**Task prompt**:
Count the lines below that contain the word "with". Give only the number.

Supplied material start

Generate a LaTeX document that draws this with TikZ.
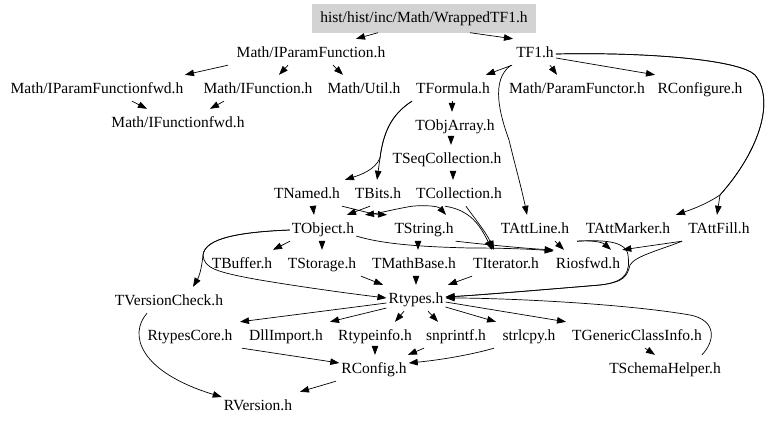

Supplied material end
Supplied material start

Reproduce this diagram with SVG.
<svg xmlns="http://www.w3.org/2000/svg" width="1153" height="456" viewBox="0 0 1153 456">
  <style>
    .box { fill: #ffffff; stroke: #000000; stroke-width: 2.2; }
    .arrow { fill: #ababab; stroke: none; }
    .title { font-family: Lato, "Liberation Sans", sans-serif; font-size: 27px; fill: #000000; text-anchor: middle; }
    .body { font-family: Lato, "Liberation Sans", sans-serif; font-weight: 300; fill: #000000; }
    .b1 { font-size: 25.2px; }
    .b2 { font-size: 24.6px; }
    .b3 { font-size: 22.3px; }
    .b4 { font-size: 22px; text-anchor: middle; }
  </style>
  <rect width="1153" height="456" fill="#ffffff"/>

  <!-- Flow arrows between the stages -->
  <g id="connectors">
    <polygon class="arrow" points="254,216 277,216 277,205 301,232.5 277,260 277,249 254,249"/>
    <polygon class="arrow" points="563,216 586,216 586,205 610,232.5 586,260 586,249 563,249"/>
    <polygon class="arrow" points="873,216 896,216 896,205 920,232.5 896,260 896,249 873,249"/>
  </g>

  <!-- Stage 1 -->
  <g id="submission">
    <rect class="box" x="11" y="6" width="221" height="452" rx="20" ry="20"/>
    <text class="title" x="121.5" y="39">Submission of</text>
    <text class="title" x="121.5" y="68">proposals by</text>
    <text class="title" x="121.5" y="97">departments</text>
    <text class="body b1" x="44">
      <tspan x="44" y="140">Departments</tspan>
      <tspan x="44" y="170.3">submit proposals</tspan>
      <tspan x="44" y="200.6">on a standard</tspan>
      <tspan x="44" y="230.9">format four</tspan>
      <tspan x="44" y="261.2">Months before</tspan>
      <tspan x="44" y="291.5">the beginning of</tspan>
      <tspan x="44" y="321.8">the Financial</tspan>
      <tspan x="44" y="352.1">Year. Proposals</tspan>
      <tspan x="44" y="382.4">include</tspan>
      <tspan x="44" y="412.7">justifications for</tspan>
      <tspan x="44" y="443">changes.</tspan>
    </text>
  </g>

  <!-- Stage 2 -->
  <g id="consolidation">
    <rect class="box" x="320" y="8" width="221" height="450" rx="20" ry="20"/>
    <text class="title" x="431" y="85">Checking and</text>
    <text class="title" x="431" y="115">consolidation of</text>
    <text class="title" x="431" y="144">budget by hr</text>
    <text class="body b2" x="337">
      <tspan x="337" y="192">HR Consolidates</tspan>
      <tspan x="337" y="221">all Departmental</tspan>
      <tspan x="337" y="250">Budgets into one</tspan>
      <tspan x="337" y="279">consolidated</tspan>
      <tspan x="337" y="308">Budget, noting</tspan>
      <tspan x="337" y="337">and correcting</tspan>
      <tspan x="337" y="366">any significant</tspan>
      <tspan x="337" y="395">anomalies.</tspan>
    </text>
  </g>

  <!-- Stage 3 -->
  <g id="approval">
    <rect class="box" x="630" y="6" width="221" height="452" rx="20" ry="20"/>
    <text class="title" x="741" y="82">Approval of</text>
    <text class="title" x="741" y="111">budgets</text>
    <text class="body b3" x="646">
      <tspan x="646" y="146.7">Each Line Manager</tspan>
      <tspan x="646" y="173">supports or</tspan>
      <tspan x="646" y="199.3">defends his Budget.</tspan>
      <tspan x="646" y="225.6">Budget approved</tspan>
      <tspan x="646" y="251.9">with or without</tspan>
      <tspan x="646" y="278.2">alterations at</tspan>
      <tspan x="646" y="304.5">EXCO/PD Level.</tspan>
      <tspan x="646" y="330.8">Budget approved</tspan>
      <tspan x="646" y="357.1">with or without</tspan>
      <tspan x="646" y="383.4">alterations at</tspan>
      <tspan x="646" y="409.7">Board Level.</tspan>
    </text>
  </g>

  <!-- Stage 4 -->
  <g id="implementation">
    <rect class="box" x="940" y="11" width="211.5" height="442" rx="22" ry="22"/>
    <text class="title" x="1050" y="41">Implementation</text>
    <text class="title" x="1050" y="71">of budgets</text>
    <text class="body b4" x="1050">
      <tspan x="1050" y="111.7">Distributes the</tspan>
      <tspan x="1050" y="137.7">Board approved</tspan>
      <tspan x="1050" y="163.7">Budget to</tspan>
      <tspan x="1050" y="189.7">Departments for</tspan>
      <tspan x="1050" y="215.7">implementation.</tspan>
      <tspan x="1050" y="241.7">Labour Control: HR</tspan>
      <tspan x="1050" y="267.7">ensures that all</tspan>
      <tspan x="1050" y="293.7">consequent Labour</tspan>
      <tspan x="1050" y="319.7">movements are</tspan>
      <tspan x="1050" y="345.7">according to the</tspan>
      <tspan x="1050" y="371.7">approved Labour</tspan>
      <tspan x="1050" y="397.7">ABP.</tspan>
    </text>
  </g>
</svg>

Supplied material end

**Exercise solution**:
4